NAGPUR: What was meant to be a nature trail for morning walkers has turned into another Botanical Garden or Seminary Hills of the city. The 16-km long Gondwana nature trail in Gorewada reserve forest has been besieged with young couples besides piling plastic waste, shrunk track due to overgrown and overflowing drain water marring its beauty.

The regular morning walkers who used to walk till 4-5 kilometres are now confined to 200 metres after which the trail gets disrupted and is logged with water of a perennial drain. As almost 100 metres of the trail is covered with moss, walkers end up falling at slippery spots. “Incidents of walkers falling after slipping have become regular now. Overflowing of water was common during monsoons but this is for the first time that the trail is submerged off season,” said a regular morning walker Rupinder Nanda.

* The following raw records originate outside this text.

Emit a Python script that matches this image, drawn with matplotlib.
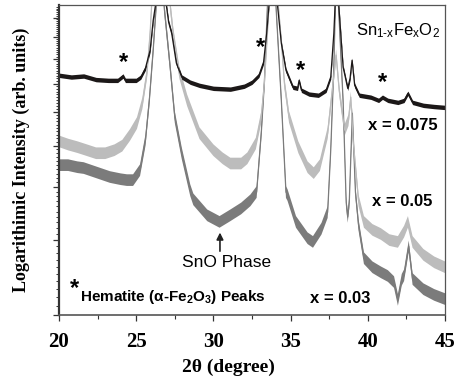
import matplotlib
matplotlib.use('Agg')
import matplotlib.pyplot as plt
from matplotlib.ticker import FixedLocator, NullFormatter
import numpy as np

# XRD patterns of Sn(1-x)Fe(x)O2
# 2theta in degree, intensity in arb. units (log axis)
two_theta_075 = [20.0, 20.8, 21.6, 22.4, 23.2, 23.8, 24.15, 24.3, 25.0, 25.3, 25.6, 25.9,
                 26.1, 26.25, 26.55, 26.95, 27.1, 27.3, 27.6, 27.95, 28.5, 29.1, 30.0, 31.1,
                 32.0, 32.5, 32.95, 33.25, 33.45, 33.6, 33.85, 34.15, 34.4, 34.7, 35.15, 35.45,
                 35.55, 35.7, 36.2, 36.8, 37.3, 37.6, 37.8, 37.88, 38.0, 38.12, 38.4, 38.7,
                 38.85, 38.98, 39.15, 39.45, 40.2, 40.7, 40.95, 41.3, 41.95, 42.35, 42.6, 42.9,
                 43.6, 44.3, 45.0]
intensity_075 = [7.32, 7.25, 7.29, 7.15, 7.12, 7.12, 7.29, 7.12, 7.12, 7.25, 7.61, 8.38,
                 9.85, 10.7, 30.0, 10.7, 9.75, 9.18, 7.82, 7.25, 7.05, 6.93, 6.82, 6.79,
                 6.90, 7.05, 7.32, 7.86, 9.18, 10.7, 30.0, 10.7, 8.70, 7.52, 6.86, 6.82,
                 7.12, 6.75, 6.61, 6.57, 6.75, 7.25, 9.18, 10.7, 30.0, 10.7, 7.65, 6.82,
                 7.20, 7.94, 6.93, 6.57, 6.50, 6.39, 6.50, 6.39, 6.32, 6.39, 6.64, 6.32,
                 6.22, 6.18, 6.15]

two_theta_05 = [20.0, 20.6, 21.2, 21.8, 22.4, 23.0, 23.6, 24.1, 24.6, 25.05, 25.4, 25.7,
                25.9, 26.0, 26.55, 27.2, 27.4, 27.8, 28.3, 29.1, 30.0, 30.6, 31.1, 31.8,
                32.2, 32.75, 33.1, 33.3, 33.5, 33.6, 33.9, 34.2, 34.4, 34.6, 34.9, 35.5,
                36.1, 36.5, 36.9, 37.4, 37.75, 37.95, 38.15, 38.5, 38.75, 38.9, 39.05, 39.4,
                39.75, 40.3, 40.85, 41.4, 41.95, 42.35, 42.6, 42.9, 43.6, 44.3, 45.0]
intensity_05 = [5.12, 5.03, 4.96, 4.88, 4.80, 4.80, 4.88, 5.00, 5.30, 5.65, 6.29, 7.41,
                9.18, 10.7, 40.0, 10.7, 9.18, 7.41, 6.39, 5.35, 4.88, 4.67, 4.54, 4.54,
                4.67, 5.06, 5.84, 7.01, 9.18, 10.7, 40.0, 10.7, 8.84, 7.01, 5.84, 4.96,
                4.45, 4.31, 4.50, 5.35, 7.01, 8.16, 6.75, 5.44, 5.74, 6.50, 5.15, 3.72,
                3.31, 3.17, 3.10, 3.00, 2.97, 3.14, 3.31, 2.97, 2.77, 2.66, 2.59]

two_theta_03 = [20.0, 20.6, 21.2, 21.6, 22.4, 23.3, 24.0, 24.4, 24.8, 25.25, 25.6, 25.85,
                26.1, 26.3, 26.55, 26.8, 27.2, 27.5, 27.95, 28.5, 28.7, 29.6, 30.4, 31.1,
                31.8, 32.4, 32.8, 33.1, 33.3, 33.5, 33.9, 34.05, 34.4, 34.7, 34.8, 35.35,
                36.1, 36.45, 37.0, 37.4, 37.6, 37.8, 37.9, 38.0, 38.1, 38.4, 38.6, 38.7,
                38.8, 39.0, 39.2, 39.4, 39.75, 40.3, 40.85, 41.3, 41.7, 41.95, 42.2, 42.35,
                42.65, 42.9, 43.6, 44.3, 45.0]
intensity_03 = [4.50, 4.50, 4.45, 4.43, 4.33, 4.22, 4.17, 4.15, 4.15, 4.38, 5.15, 6.39,
                8.38, 10.7, 60.0, 10.7, 7.65, 5.84, 4.80, 3.93, 3.74, 3.43, 3.31, 3.43,
                3.56, 3.72, 3.89, 5.35, 7.01, 10.7, 50.0, 10.7, 6.39, 3.89, 3.83, 3.31,
                3.03, 2.97, 3.19, 3.49, 4.88, 7.65, 10.7, 40.0, 10.7, 6.39, 3.68, 3.40,
                3.68, 5.96, 3.89, 3.26, 2.72, 2.59, 2.52, 2.47, 2.39, 2.17, 2.42, 2.48,
                2.90, 2.43, 2.30, 2.23, 2.18]

# hematite peak markers (2theta, intensity)
star_theta = [24.21, 33.02, 35.67, 40.98]
star_level = [7.86, 8.52, 7.52, 7.05]

# vertical spread of the counting noise (factor on the log axis)
noise_075 = 1.012
noise_05 = 1.032
noise_03 = 1.032

serif = 'Liberation Serif'
sans = 'Liberation Sans'
plt.rcParams['mathtext.fontset'] = 'custom'
plt.rcParams['mathtext.rm'] = sans
plt.rcParams['mathtext.it'] = sans + ':italic'
plt.rcParams['mathtext.bf'] = sans + ':bold'

fig = plt.figure(figsize=(4.62, 3.84), dpi=100)
ax = fig.add_axes([0.1277, 0.1797, 0.8355, 0.807])

series = [
    (two_theta_03, intensity_03, noise_03, '#7b7b7b'),
    (two_theta_05, intensity_05, noise_05, '#bcbcbc'),
    (two_theta_075, intensity_075, noise_075, '#1c1818'),
]
for tt, inten, noise, col in series:
    tt = np.array(tt)
    inten = np.array(inten)
    ax.fill_between(tt, inten / noise, inten * noise, color=col, lw=0)
    ax.plot(tt, inten, color=col, lw=0.9)

ax.set_xlim(20, 45)
ax.set_yscale('log')
ax.set_ylim(2, 10.7)

ax.yaxis.set_major_locator(FixedLocator(range(2, 11)))
minors = [v for v in np.arange(2.1, 10.7, 0.1) if abs(v - round(v)) > 0.01]
ax.yaxis.set_minor_locator(FixedLocator(minors))
ax.yaxis.set_major_formatter(NullFormatter())
ax.yaxis.set_minor_formatter(NullFormatter())

ax.xaxis.set_major_locator(FixedLocator([20, 25, 30, 35, 40, 45]))
ax.xaxis.set_minor_locator(FixedLocator([22.5, 27.5, 32.5, 37.5, 42.5]))

ax.tick_params(axis='y', which='major', direction='out', length=4, width=0.9, color='#333')
ax.tick_params(axis='y', which='minor', direction='out', length=2.5, width=0.7, color='#333')
ax.tick_params(axis='x', which='major', direction='out', length=4, width=0.9, color='#333', pad=8)
ax.tick_params(axis='x', which='minor', direction='out', length=3, width=0.8, color='#333')

for lab in ax.get_xticklabels():
    lab.set_fontfamily(serif)
    lab.set_fontweight('bold')
    lab.set_fontsize(15)

ax.spines['left'].set_linewidth(1.6)
ax.spines['left'].set_color('#333')
ax.spines['bottom'].set_linewidth(1.2)
ax.spines['bottom'].set_color('#555')
ax.spines['top'].set_linewidth(0.9)
ax.spines['top'].set_color('#555')
ax.spines['right'].set_linewidth(0.9)
ax.spines['right'].set_color('#555')

ax.set_xlabel('2θ (degree)', fontfamily=serif, fontweight='bold', fontsize=14)
ax.xaxis.set_label_coords(0.438, -0.14)
ax.set_ylabel('Logarithimic Intensity (arb. units)', fontfamily=serif, fontweight='bold',
              fontsize=13)
ax.yaxis.set_label_coords(-0.075, 0.5)

# annotations
for tt, lv in zip(star_theta, star_level):
    ax.text(tt, lv, '*', fontfamily=sans, fontweight='bold', fontsize=17,
            ha='center', va='center')

ax.text(0.878, 0.916, r'Sn$_{\mathrm{1\text{-}x}}$Fe$_{\mathrm{x}}$O$_{\mathrm{2}}$',
        transform=ax.transAxes, fontfamily=sans, fontsize=12, ha='center', va='center')
ax.text(0.891, 0.613, 'x = 0.075', transform=ax.transAxes, fontfamily=sans,
        fontweight='bold', fontsize=12, ha='center', va='center')
ax.text(0.889, 0.365, 'x = 0.05', transform=ax.transAxes, fontfamily=sans,
        fontweight='bold', fontsize=12, ha='center', va='center')
ax.text(0.728, 0.052, 'x = 0.03', transform=ax.transAxes, fontfamily=sans,
        fontweight='bold', fontsize=12, ha='center', va='center')

ax.text(0.435, 0.171, 'SnO Phase', transform=ax.transAxes, fontfamily=sans,
        fontsize=12.5, ha='center', va='center')
ax.annotate('', xy=(0.417, 0.275), xytext=(0.417, 0.197), xycoords='axes fraction',
            arrowprops=dict(arrowstyle='-|>', color='#222', lw=1.2, mutation_scale=10))

ax.text(0.039, 0.084, '*', transform=ax.transAxes, fontfamily=sans, fontweight='bold',
        fontsize=17, ha='center', va='center')
ax.text(0.054, 0.058, r'Hematite ($\mathbf{\alpha}$-Fe$_{\mathbf{2}}$O$_{\mathbf{3}}$) Peaks',
        transform=ax.transAxes, fontfamily=sans, fontweight='bold', fontsize=11,
        ha='left', va='center')

fig.savefig('out.png', dpi=100)
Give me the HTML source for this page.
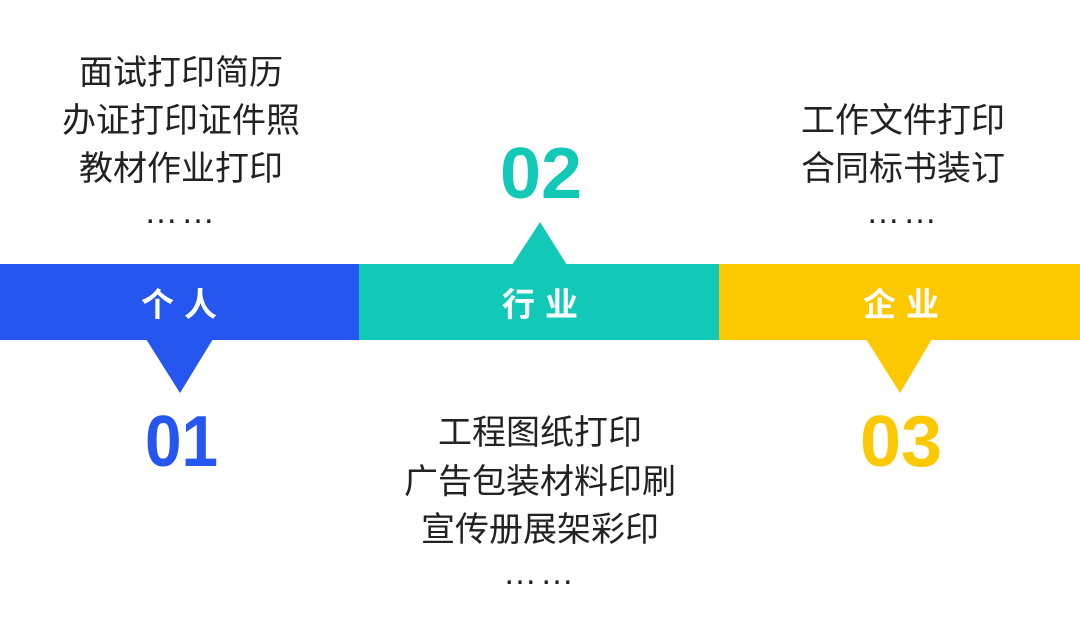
<!DOCTYPE html>
<html><head><meta charset="utf-8"><style>
html,body{margin:0;padding:0;background:#fff;}
body{width:1080px;height:631px;overflow:hidden;position:relative;}
svg{position:absolute;left:0;top:0;}
</style></head><body>
<svg width="1080" height="631" viewBox="0 0 1080 631" xmlns="http://www.w3.org/2000/svg">
<rect x="0" y="264" width="360" height="76" fill="#2656f0"/>
<rect x="359" y="264" width="361" height="76" fill="#12c9b8"/>
<rect x="719" y="264" width="361" height="76" fill="#fcc800"/>
<polygon points="146,339 213,339 180,393" fill="#2656f0"/>
<polygon points="512,265 567,265 540,222" fill="#12c9b8"/>
<polygon points="866,339 932,339 900,393" fill="#fcc800"/>
<g font-family="Liberation Sans, Noto Sans CJK SC, sans-serif" font-size="33" fill="#fff" font-weight="bold" text-anchor="middle">
<text x="184" y="316" letter-spacing="10">个人</text>
<text x="545" y="316" letter-spacing="10">行业</text>
<text x="906" y="316" letter-spacing="10">企业</text>
</g>
<g font-family="Liberation Sans, sans-serif" font-weight="bold" font-size="72">
<text x="145" y="466" textLength="73" lengthAdjust="spacingAndGlyphs" fill="#2656f0">01</text>
<text x="500" y="198" textLength="82" lengthAdjust="spacingAndGlyphs" fill="#12c9b8">02</text>
<text x="860" y="466" textLength="82" lengthAdjust="spacingAndGlyphs" fill="#fcc800">03</text>
</g>
<g font-family="Liberation Sans, Noto Sans CJK SC, sans-serif" font-size="34" fill="#222" text-anchor="middle">
<text x="181" y="84">面试打印简历</text>
<text x="181" y="132">办证打印证件照</text>
<text x="181" y="180">教材作业打印</text>
<text x="181" y="223" letter-spacing="3">……</text>
<text x="540" y="444">工程图纸打印</text>
<text x="540" y="493">广告包装材料印刷</text>
<text x="540" y="541">宣传册展架彩印</text>
<text x="540" y="584" letter-spacing="3">……</text>
<text x="903" y="132">工作文件打印</text>
<text x="903" y="180">合同标书装订</text>
<text x="903" y="223" letter-spacing="3">……</text>
</g>
</svg>
</body></html>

Though the cost of annual pass for the regular visitors has been doubled, walkers complained that not a single penny is being invested to maintain the trail. “Earlier, the yearly pass was of 50 which was recently increased to 100. In the last one year, the plantations and natural vegetation were trimmed only once around May that too was left incomplete. After walking a kilometre, the trail has becomes so narrow due to dense plantation that it is impossible for more than two people to walk together. Moreover, many -mitras release poisonous snakes near the trail and we always fear that a snake or some other animal might be lurking in the thick vegetation,” said advocate Rakesh Mohod, a regular visitor at the trail since last couple of years.

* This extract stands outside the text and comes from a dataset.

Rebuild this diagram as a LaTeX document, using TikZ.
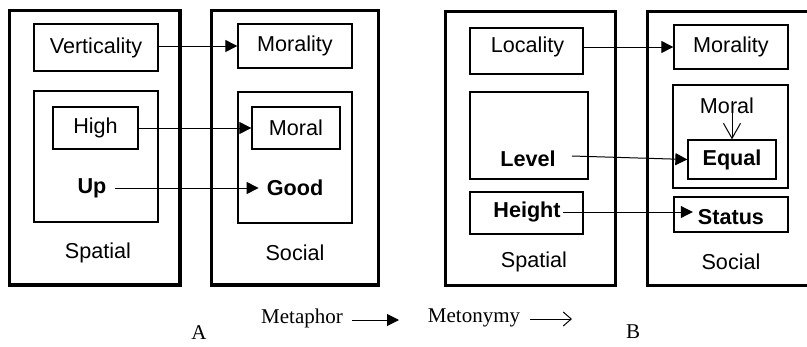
\documentclass[tikz,border=0pt]{standalone}
\usepackage{fontspec}
\setmainfont{Liberation Sans}
\newfontfamily\timesfont{Liberation Serif}
\usetikzlibrary{arrows.meta}
\begin{document}
\begin{tikzpicture}[x=1pt,y=-1pt,
  every node/.style={font=\fontsize{21.6}{25}\selectfont},
  frame/.style={draw, line width=3.2pt, inner sep=0pt},
  bx/.style={draw, line width=1.3pt, inner sep=0pt},
  lbl/.style={inner sep=0pt},
  bl/.style={font=\fontsize{21.6}{25}\selectfont\bfseries},
  serif/.style={font=\fontsize{21}{25}\selectfont\timesfont, inner sep=0pt},
  arr/.style={line width=1pt, -{Triangle[length=12pt,width=12pt]}},
  openarr/.style={line width=1pt, -{Straight Barb[length=8pt,width=14pt]}},
]
\useasboundingbox (0,0) rectangle (807,346);
% ---------- A ----------
\node[frame, minimum width=170.5pt, minimum height=274.5pt] (A1) at (94.75,147.75) {};
\node[frame, minimum width=167pt, minimum height=274.5pt] (A2) at (295,147.75) {};
\node[bx, minimum width=124pt, minimum height=47pt] (vert) at (96,47.5) {Verticality};
\node[bx, minimum width=114pt, minimum height=44pt] (morA) at (295,46) {Morality};
\node[bx, minimum width=124pt, minimum height=131pt] (inA1) at (96,156.5) {};
\node[bx, minimum width=114pt, minimum height=131pt] (inA2) at (295,157.5) {};
\node[bx, minimum width=85pt, minimum height=42pt] (high) at (95.5,128) {High};
\node[bx, minimum width=88pt, minimum height=42pt] (moral) at (296,128) {Moral};
\node[bl, inner sep=8pt] (up) at (92,188) {Up};
\node[bl, inner sep=8pt] (good) at (295,188) {Good};
\node[lbl] (spA) at (98,253) {Spatial};
\node[lbl] (soA) at (295,253) {Social};
\draw[arr] (vert.east |- morA.west) -- (morA.west);
\draw[arr] (high.east) -- (moral.west);
\draw[arr] (up.east) -- (good.west);
% ---------- B ----------
\node[frame, minimum width=170pt, minimum height=274pt] (B1) at (530.5,148.5) {};
\draw[line width=3.2pt] (807,11.5) -- (647.5,11.5) -- (647.5,285.5) -- (807,285.5);
\node[bx, minimum width=113pt, minimum height=46pt] (loc) at (526.5,51) {};
\node[lbl] (loct) at (527.5,47) {Locality};
\node[bx, minimum width=114pt, minimum height=44pt] (morB) at (731,47) {Morality};
\node[bx, minimum width=118pt, minimum height=87pt] (lvbox) at (529,135.5) {};
\node[bl, inner sep=0pt] (lv) at (528,159) {Level};
\node[bx, minimum width=113pt, minimum height=42pt] (htbox) at (526.5,213) {};
\node[bl, inner sep=2pt] (ht) at (527,212) {Height};
\node[lbl] (spB) at (534,262) {Spatial};
\node[bx, minimum width=115pt, minimum height=103pt] (inB) at (730.5,136.5) {};
\node[lbl] (moralB) at (727,106) {Moral};
\coordinate (moralout) at (732,101);
\node[bx, bl, minimum width=88pt, minimum height=39pt] (eq) at (732,159.5) {Equal};
\node[bx, minimum width=114pt, minimum height=35pt] (stbox) at (731,214.5) {};
\node[bl, inner sep=5pt] (st) at (731,217) {Status};
\node[lbl] (soB) at (731,262) {Social};
\coordinate (lvout) at (572,156);
\draw[arr] (loc.east |- morB.west) -- (morB.west);
\draw[arr] (lvout) -- (eq.west);
\draw[arr] (ht.east) -- (ht.east -| st.west);
\draw[line width=1pt, -{Straight Barb[length=15pt,width=17pt]}] (moralout) -- (eq.north);
% ---------- legend ----------
\node[serif] (meta) at (302,318) {Metaphor};
\coordinate (metaS) at (352,320);
\coordinate (metaE) at (399,320);
\draw[arr] (metaS) -- (metaE);
\node[serif] (meto) at (474,318) {Metonymy};
\coordinate (metoS) at (530,319);
\coordinate (metoE) at (572,319);
\draw[openarr] (metoS) -- (metoE);
\node[serif] (la) at (199,333) {A};
\node[serif] (lb) at (633,332) {B};
\end{tikzpicture}
\end{document}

Visitors also complained of absence of proper monitoring in the reserve forest due to which it has become den of antisocial activities. “Many times people consume alcohol and smoke inside the forest but there is no one to stop them. Van majoors, who are seen once in a blue moon, take bribes from such hooligans instead of restricting them,” said Mohod.

Avid wildlife photographer Aayush Vyas said that he has seen visitors swimming in the lake. “Once I also saw a boat in the lake. Such activities are polluting the water and harming the aquatic life. The entire reserve forest is covered with plastic and is never cleaned by the authorities. Many times the walkers are seen lifting the garbage,” he added.

Another regular visitor Hariom Chandak pointed out that apart from one guard sitting at the ticket counter, no official is present to monitor the forest. “There are no restrictions on what is being brought inside and very less dustbins are placed. The authorities must declare it as a no plastic zone,” he said.